Loc: Rancho Cucamonga, CA
Re: Making fake meteorites new [Re: Glassthrower]
      #5722097 - 03/09/13 11:22 AM

Couldn't a meteorite be authenticated with some assurance as being a meteorite (not necessarily the particular fall claimed) by examining its structure under suitable magnification?

In particular 3-D printing depends on melt-fusing a polymer matrix to make the final piece. Regardless of exotic polymer feed formulations that might be developed at some level of granularity an amorphous melt matrix is going to look different from the natural crystallized matrix of a meteorite.

Then of course there is the specific gravity. It would be pretty sophisticated work to develop a 3-D printing feed material that both had the correct microstructure and density to match real meteorite material.
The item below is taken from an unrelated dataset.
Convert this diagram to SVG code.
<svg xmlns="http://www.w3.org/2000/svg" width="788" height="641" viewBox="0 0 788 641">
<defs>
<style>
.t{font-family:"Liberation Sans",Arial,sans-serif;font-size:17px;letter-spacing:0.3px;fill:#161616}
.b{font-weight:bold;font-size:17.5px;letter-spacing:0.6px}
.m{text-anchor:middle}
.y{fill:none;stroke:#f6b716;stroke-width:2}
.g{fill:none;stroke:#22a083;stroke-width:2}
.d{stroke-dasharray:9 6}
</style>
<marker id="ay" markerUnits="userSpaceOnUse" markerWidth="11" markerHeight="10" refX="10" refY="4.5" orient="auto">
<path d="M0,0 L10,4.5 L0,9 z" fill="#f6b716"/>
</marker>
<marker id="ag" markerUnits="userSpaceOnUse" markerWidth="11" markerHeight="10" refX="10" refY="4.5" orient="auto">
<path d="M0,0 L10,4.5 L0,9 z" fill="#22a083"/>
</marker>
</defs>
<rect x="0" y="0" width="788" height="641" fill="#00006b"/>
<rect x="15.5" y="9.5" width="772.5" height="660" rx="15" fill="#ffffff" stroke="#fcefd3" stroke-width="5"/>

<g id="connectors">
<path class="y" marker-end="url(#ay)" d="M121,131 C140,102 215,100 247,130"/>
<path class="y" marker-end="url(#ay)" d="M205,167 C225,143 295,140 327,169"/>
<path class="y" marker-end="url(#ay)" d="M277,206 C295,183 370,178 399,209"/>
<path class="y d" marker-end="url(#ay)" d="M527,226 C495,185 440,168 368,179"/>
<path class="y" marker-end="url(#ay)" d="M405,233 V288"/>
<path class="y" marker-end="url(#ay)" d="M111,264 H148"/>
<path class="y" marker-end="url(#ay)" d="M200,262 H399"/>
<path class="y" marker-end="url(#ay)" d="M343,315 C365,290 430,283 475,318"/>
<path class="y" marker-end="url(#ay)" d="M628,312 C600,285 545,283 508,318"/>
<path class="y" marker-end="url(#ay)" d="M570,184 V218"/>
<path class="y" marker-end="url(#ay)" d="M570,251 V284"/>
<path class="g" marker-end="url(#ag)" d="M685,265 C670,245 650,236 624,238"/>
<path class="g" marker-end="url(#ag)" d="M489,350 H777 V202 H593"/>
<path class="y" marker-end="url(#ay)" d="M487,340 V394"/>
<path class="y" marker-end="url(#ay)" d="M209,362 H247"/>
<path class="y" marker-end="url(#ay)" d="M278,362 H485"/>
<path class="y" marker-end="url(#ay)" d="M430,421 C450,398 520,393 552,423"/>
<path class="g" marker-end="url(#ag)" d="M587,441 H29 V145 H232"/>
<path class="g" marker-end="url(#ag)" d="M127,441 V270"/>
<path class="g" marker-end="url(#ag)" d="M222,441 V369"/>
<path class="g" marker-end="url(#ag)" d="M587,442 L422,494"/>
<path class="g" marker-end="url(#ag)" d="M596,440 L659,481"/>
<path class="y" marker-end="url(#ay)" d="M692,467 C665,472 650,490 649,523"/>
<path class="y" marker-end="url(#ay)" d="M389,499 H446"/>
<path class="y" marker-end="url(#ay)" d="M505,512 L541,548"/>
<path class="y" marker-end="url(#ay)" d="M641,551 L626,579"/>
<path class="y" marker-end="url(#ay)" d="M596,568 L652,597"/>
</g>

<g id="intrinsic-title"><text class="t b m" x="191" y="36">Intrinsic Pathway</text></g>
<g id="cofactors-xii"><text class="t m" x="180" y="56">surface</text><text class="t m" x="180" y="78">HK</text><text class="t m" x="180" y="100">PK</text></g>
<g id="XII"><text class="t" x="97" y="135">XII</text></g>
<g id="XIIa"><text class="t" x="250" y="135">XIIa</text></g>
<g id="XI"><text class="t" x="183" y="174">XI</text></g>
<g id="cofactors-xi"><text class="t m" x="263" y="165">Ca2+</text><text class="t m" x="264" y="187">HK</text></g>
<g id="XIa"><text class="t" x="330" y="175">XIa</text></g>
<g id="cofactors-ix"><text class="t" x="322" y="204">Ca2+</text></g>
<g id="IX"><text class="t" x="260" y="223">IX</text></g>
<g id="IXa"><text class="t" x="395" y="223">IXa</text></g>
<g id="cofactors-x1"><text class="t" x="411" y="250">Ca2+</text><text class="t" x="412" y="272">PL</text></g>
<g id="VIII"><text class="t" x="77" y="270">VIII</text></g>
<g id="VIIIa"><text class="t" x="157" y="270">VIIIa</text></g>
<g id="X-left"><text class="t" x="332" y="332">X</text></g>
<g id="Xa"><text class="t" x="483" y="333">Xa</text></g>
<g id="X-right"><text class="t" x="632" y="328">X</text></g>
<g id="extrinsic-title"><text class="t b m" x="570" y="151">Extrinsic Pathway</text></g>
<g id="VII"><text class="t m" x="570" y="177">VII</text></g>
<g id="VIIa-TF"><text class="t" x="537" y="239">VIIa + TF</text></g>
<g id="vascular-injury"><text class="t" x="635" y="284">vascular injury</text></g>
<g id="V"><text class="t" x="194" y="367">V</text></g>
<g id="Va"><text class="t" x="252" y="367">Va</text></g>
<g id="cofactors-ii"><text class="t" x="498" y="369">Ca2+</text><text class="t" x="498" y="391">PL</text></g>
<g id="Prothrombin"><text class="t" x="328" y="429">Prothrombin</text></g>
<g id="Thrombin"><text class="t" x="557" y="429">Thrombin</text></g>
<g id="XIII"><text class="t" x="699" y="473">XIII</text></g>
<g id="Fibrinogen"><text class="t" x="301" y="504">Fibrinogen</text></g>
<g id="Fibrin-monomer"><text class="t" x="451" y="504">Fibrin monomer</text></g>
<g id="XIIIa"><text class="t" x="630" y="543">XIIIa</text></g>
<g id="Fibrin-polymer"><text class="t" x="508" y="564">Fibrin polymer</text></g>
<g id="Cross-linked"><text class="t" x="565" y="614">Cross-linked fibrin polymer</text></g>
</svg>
It is a bit like carving a replica out of wood. It may have exactly the same shape as the original thing, but isn't the same material and doesn't pass for being the original under even the most cursory examination.

I imagine good meteorite fakers would normally follow procedures similar to archaeological artifact fakers - who replicate the original materials as closely as possible and mimic the original processes of formation and aging. For a meteorite this might involve cementing a mineral powder matrix with a mineral binder, then flame fusing, surface staining, cleaving, etc. I don't think 3-D printing really adds anything that does better than that.